[START SUPPLIED DATA]
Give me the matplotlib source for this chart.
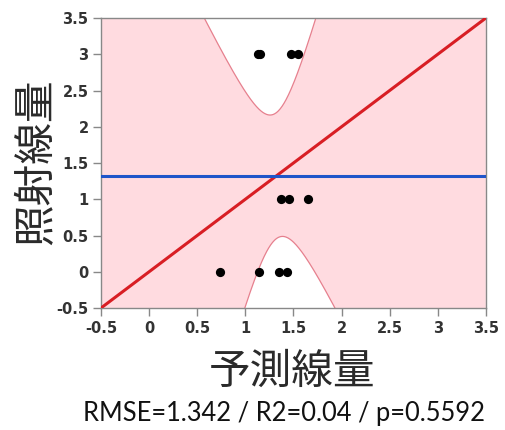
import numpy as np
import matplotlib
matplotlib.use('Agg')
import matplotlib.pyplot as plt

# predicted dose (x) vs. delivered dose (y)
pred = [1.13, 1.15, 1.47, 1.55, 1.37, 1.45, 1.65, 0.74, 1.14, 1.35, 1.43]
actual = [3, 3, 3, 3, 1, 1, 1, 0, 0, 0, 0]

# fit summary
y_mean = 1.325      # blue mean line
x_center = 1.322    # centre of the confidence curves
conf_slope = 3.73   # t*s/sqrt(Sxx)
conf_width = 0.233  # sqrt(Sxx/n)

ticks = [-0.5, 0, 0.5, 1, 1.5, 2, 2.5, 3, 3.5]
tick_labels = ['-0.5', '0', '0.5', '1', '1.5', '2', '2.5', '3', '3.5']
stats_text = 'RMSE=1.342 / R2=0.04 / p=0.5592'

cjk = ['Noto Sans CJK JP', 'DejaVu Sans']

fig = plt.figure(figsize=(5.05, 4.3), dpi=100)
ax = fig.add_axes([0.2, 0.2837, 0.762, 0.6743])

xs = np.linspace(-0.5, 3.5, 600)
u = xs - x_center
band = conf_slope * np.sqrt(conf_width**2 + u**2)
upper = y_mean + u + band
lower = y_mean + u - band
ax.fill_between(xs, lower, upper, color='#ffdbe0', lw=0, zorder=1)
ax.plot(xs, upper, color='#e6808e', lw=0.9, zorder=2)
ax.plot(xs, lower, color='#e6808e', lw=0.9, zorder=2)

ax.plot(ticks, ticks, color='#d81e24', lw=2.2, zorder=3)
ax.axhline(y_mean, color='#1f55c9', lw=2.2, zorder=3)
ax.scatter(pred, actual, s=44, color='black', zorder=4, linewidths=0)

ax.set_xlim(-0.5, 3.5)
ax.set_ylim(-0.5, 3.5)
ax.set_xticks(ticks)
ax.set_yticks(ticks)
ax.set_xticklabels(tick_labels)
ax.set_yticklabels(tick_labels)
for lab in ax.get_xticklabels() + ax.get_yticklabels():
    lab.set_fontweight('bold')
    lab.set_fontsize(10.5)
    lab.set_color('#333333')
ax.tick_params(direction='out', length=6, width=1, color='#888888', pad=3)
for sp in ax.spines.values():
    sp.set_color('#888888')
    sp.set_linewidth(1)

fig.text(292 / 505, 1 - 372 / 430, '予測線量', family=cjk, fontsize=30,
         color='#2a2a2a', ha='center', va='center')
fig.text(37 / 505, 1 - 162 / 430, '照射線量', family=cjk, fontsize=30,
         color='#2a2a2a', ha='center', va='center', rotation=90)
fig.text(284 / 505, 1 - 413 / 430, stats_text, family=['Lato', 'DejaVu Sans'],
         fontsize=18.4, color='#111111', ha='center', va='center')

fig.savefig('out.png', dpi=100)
[END SUPPLIED DATA]
WHAT IS BEING ASKED: Leave out the pictures and restate, word for word, the lines from the top of the data through the line containing "actual = [3, 3, 3, 3, 1, 1, 1, 0, 0, 0, 0]", both included.

PROBLEM SOLUTION:
Give me the matplotlib source for this chart.
import numpy as np
import matplotlib
matplotlib.use('Agg')
import matplotlib.pyplot as plt

# predicted dose (x) vs. delivered dose (y)
pred = [1.13, 1.15, 1.47, 1.55, 1.37, 1.45, 1.65, 0.74, 1.14, 1.35, 1.43]
actual = [3, 3, 3, 3, 1, 1, 1, 0, 0, 0, 0]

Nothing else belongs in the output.